Selecting the Best Cloud GPU Service as of January 2024

2024-01-16
3 min read

Summary:

  • Vast AI is the best on-demand service for individual and academic use, provided that the user is comfortable working with cloud servers.
  • Google Colab provides a user-friendly web interface (essentially a Jupyter notebook) with a consistently available V100 card at around $0.5/hour.

  • The threshold for renting reserved servers is high, particularly in terms of pricing and scale.

  • If feasible, purchasing the actual hardware proves to be more cost-effective in the long run. In such cases, the RTX 4090 is the optimal choice.

Cloud GPU Services

The table below lists the pricing for various cloud GPU services. Please note that the availability of some on-demand services is limited, as indicated by the (*) symbol in the table.

Service H100 A100 40GB 4090 A6000 V100
Vast AI (on-demand, hourly) $0.8 - 1.0 $0.4 - 0.6 $0.4 - 0.6 $0.2 - 0.3
Vast AI (reserved, monthly) $0.7 - 0.8 $0.4 - 0.5 $0.4 - 0.5 $0.2 - 0.3
Lambda Lab (on-demand, hourly) $2.5 (*) $1.3 (*) $0.8 (*)
Lambda Lab (1 year contract) $2.3 (min 64 GPUs)
Lambda Lab (3 year contract) $1.9 (min 64 GPUs)
Google Colab (on-demand, hourly) $1.3 (*) $0.5
Google Cloud (on-demand, hourly) $2.5
Microsoft Azure (on-demand, hourly) $27.2 for 8 $3.1
Amazon AWS (on-demand, hourly) $98.3 for 8 $32.8 for 8 $3.1

The star symbol * indicates that the service has very limited availability.

Comparison of Key Features

It’s important to note that the user experience varies significantly between Lambda Labs, Vast.ai, and Google Colab:

Feature Lambda Labs Vast.ai Google Colab
Ease of Use User-friendly Less straightforward Very user-friendly
Usability Pre-configured for AI SSH / Jupyter access Intuitive web interface
Availability Hard to get any GPU Diverse GPU options V100 and T4 only
Cost Affordable Very affordable Affordable
Stability High (cloud standard) Relatively lower High but has time limits

GPU Specifications

The performance of GPUs can differ based on specific workloads. For a general comparison in deep learning tasks, refer to the table below:

GPU FP16 (half) FP32 (single)
H100 80GB PCIe 3.3 5.3
A100 40GB 2.3 3.5
RTX 4090 2.0 2.9
RTX A6000 48GB 1.5 2.1
V100 16GB 1 1

The numbers represent the relative speed of cards compared to a V100 16GB card. See the Deep Learning GPU Benchmarks from Lambda Lab.

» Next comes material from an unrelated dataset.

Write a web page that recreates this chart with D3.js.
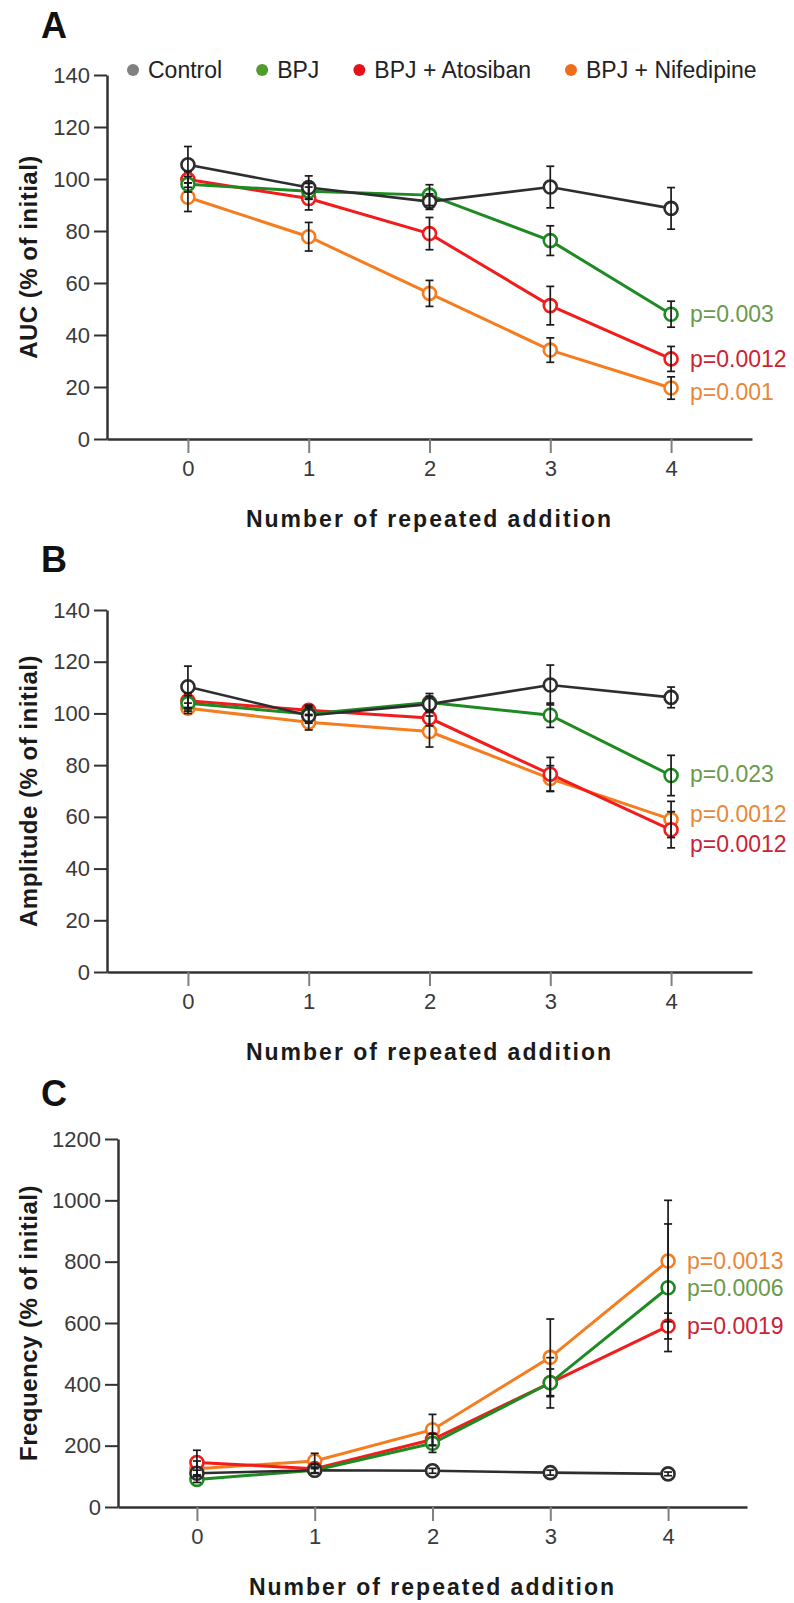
<!DOCTYPE html>
<html>
<head>
<meta charset="utf-8">
<script src="https://cdn.jsdelivr.net/npm/d3@7"></script>
<style>
  body { margin: 0; background: #fff; }
  svg { display: block; font-family: "Liberation Sans", Arial, sans-serif; }
</style>
</head>
<body>
<svg id="chart"></svg>
<script>
const width = 794;
const height = 1603;

// categories / series
const xCats = [0, 1, 2, 3, 4];
const seriesNames = ['Control', 'BPJ', 'BPJ + Atosiban', 'BPJ + Nifedipine'];

// A: AUC (% of initial), order = seriesNames
const aucMeans = [
    [105.5, 96.7, 91.3, 96.9, 88.7],
    [98, 95.3, 93.8, 76.3, 48],
    [99.8, 92.5, 79, 51.3, 30.8],
    [93, 77.8, 56, 34.2, 19.6]
];
const aucErrs = [
    [7, 4.5, 3, 8, 8],
    [3, 3, 4, 5.7, 5],
    [3, 4.4, 6.2, 7.4, 4.8],
    [5.5, 5.5, 5, 4.7, 4.3]
];
const aucP = ['', 'p=0.003', 'p=0.0012', 'p=0.001'];

// B: Amplitude (% of initial)
const ampMeans = [
    [110.3, 99.2, 103.6, 111, 106.2],
    [103.9, 99.8, 104.2, 99.3, 76],
    [104.9, 101.2, 98.2, 76.5, 55],
    [102, 96.6, 93, 74.8, 59]
];
const ampErrs = [
    [8, 3, 3, 7.7, 4],
    [3, 3, 3.5, 4.7, 7.8],
    [3, 2, 3, 6.5, 7],
    [2, 3, 6, 5, 7]
];
const ampP = ['', 'p=0.023', 'p=0.0012', 'p=0.0012'];

// C: Frequency (% of initial)
const freqMeans = [
    [110, 120, 118, 112, 108],
    [90, 120, 208, 405, 715],
    [145, 125, 220, 405, 590],
    [125, 150, 252, 488, 802]
];
const freqErrs = [
    [10, 8, 8, 8, 6],
    [10, 10, 30, 82, 208],
    [40, 15, 20, 45, 42],
    [25, 25, 50, 125, 198]
];
const freqP = ['', 'p=0.0006', 'p=0.0019', 'p=0.0013'];

const lineColors = ['#2e2e2e', '#1e8a22', '#f21c1c', '#f57d1f'];
const dotColors = ['#808080', '#519b2d', '#e5121b', '#ef6c1c'];
const pColors = ['#333', '#6b9a4b', '#cc2233', '#e8873a'];

// panel layout
const panels = [
    { label: 'A', labelY: 38, left: 107, right: 752, top: 75, bottom: 439, yMax: 140, yStep: 20,
      title: 'AUC (% of initial)', means: aucMeans, errs: aucErrs, pvals: aucP, pNudge: [0, 0, 0, 4] },
    { label: 'B', labelY: 572, left: 107, right: 752, top: 610, bottom: 972, yMax: 140, yStep: 20,
      title: 'Amplitude (% of initial)', means: ampMeans, errs: ampErrs, pvals: ampP, pNudge: [0, -2, 14, -6] },
    { label: 'C', labelY: 1106, left: 118, right: 747, top: 1139, bottom: 1507, yMax: 1200, yStep: 200,
      title: 'Frequency (% of initial)', means: freqMeans, errs: freqErrs, pvals: freqP, pNudge: [0, 0, 0, 0] }
];

const svg = d3.select('#chart')
    .attr('width', width)
    .attr('height', height);

panels.forEach(p => {
    const g = svg.append('g');

    const x = d3.scaleLinear().domain([-0.67, 4.67]).range([p.left, p.right]);
    const y = d3.scaleLinear().domain([0, p.yMax]).range([p.bottom, p.top]);

    // panel letter
    g.append('text')
        .attr('x', 41)
        .attr('y', p.labelY)
        .style('font-size', '36px')
        .style('font-weight', 'bold')
        .style('fill', '#111')
        .text(p.label);

    // y axis
    const yAxis = g.append('g')
        .attr('transform', `translate(${p.left},0)`)
        .call(d3.axisLeft(y)
            .tickValues(d3.range(0, p.yMax + 1, p.yStep))
            .tickFormat(d3.format('d'))
            .tickSize(13)
            .tickSizeOuter(0)
            .tickPadding(4));
    yAxis.select('.domain').attr('stroke', '#333').attr('stroke-width', 2.5);
    yAxis.selectAll('.tick line').attr('stroke', '#333').attr('stroke-width', 2);
    yAxis.selectAll('.tick text')
        .style('font-size', '22px')
        .style('font-family', '"Liberation Sans", Arial, sans-serif')
        .style('fill', '#3a3a3a');

    // x axis
    const xAxis = g.append('g')
        .attr('transform', `translate(0,${p.bottom})`)
        .call(d3.axisBottom(x)
            .tickValues(xCats)
            .tickFormat(d3.format('d'))
            .tickSize(14)
            .tickSizeOuter(0)
            .tickPadding(7));
    xAxis.select('.domain').attr('stroke', '#333').attr('stroke-width', 2.5);
    xAxis.selectAll('.tick line').attr('stroke', '#808080').attr('stroke-width', 2);
    xAxis.selectAll('.tick text')
        .style('font-size', '22px')
        .style('font-family', '"Liberation Sans", Arial, sans-serif')
        .style('fill', '#3a3a3a');

    // axis titles
    g.append('text')
        .attr('x', (p.left + p.right) / 2)
        .attr('y', p.bottom + 88)
        .attr('text-anchor', 'middle')
        .style('font-size', '23px')
        .style('font-weight', 'bold')
        .style('letter-spacing', '2px')
        .style('fill', '#1a1a1a')
        .text('Number of repeated addition');

    g.append('text')
        .attr('transform', `translate(37,${(p.top + p.bottom) / 2}) rotate(-90)`)
        .attr('text-anchor', 'middle')
        .style('font-size', '24px')
        .style('font-weight', 'bold')
        .style('letter-spacing', '0.5px')
        .style('fill', '#1a1a1a')
        .text(p.title);

    const line = d3.line()
        .x((d, i) => x(xCats[i]))
        .y(d => y(d));

    const order = [3, 2, 1, 0];

    order.forEach(s => {
        g.append('path')
            .datum(p.means[s])
            .attr('fill', 'none')
            .attr('stroke', lineColors[s])
            .attr('stroke-width', s === 0 ? 2.6 : 3)
            .attr('d', line);
    });

    order.forEach(s => {
        g.selectAll(null)
            .data(p.means[s])
            .enter().append('circle')
            .attr('cx', (d, i) => x(xCats[i]))
            .attr('cy', d => y(d))
            .attr('r', 6.5)
            .attr('fill', '#fff')
            .attr('stroke', lineColors[s])
            .attr('stroke-width', 2.6);
    });

    // error bars on top
    order.forEach(s => {
        const eb = g.selectAll(null)
            .data(p.means[s].map((m, i) => ({ m, e: p.errs[s][i], i })))
            .enter().append('g')
            .attr('stroke', '#1a1a1a')
            .attr('stroke-width', 1.7);
        eb.append('line')
            .attr('x1', d => x(xCats[d.i])).attr('x2', d => x(xCats[d.i]))
            .attr('y1', d => y(d.m - d.e)).attr('y2', d => y(d.m + d.e));
        eb.append('line')
            .attr('x1', d => x(xCats[d.i]) - 4).attr('x2', d => x(xCats[d.i]) + 4)
            .attr('y1', d => y(d.m + d.e)).attr('y2', d => y(d.m + d.e));
        eb.append('line')
            .attr('x1', d => x(xCats[d.i]) - 4).attr('x2', d => x(xCats[d.i]) + 4)
            .attr('y1', d => y(d.m - d.e)).attr('y2', d => y(d.m - d.e));
    });

    // p values beside the last points
    [1, 2, 3].forEach(s => {
        const last = p.means[s][xCats.length - 1];
        g.append('text')
            .attr('x', x(xCats[xCats.length - 1]) + 19)
            .attr('y', y(last) + p.pNudge[s])
            .attr('dy', '0.36em')
            .style('font-size', '23px')
            .style('fill', pColors[s])
            .text(p.pvals[s]);
    });
});

// legend at top of panel A
const legend = svg.append('g').attr('transform', 'translate(0,70)');
let lx = 133;
seriesNames.forEach((name, i) => {
    legend.append('circle')
        .attr('cx', lx)
        .attr('cy', 0)
        .attr('r', 6)
        .attr('fill', dotColors[i]);
    const t = legend.append('text')
        .attr('x', lx + 15)
        .attr('y', 0)
        .attr('dy', '0.36em')
        .style('font-size', '23px')
        .style('fill', '#222')
        .text(name);
    lx += 15 + t.node().getComputedTextLength() + 40;
});
</script>
</body>
</html>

Surprisingly, the NVIDIA 4090 GPU performs nearly as well as an A100 40GB card. The high cost of V100, A100, and H100 is due to their optimization for data-center use.

For a comprehensive discussion, refer to Tim Dettmers’ article: The Best GPUs for Deep Learning - An In-Depth Analysis.

Tim Dettmers’ decision tree for selecting the right GPU for deep learning tasks.

Other Remarks

TPU: Google Colab provides TPU services at $2/hour.

Direct Machine Purchase: When possible, buying and assembling a machine can be an excellent choice.

High GPU Memory Device: For training tasks that require substantial GPU memory, the Mac Studio with the M2 Ultra chip is the most cost-effective choice.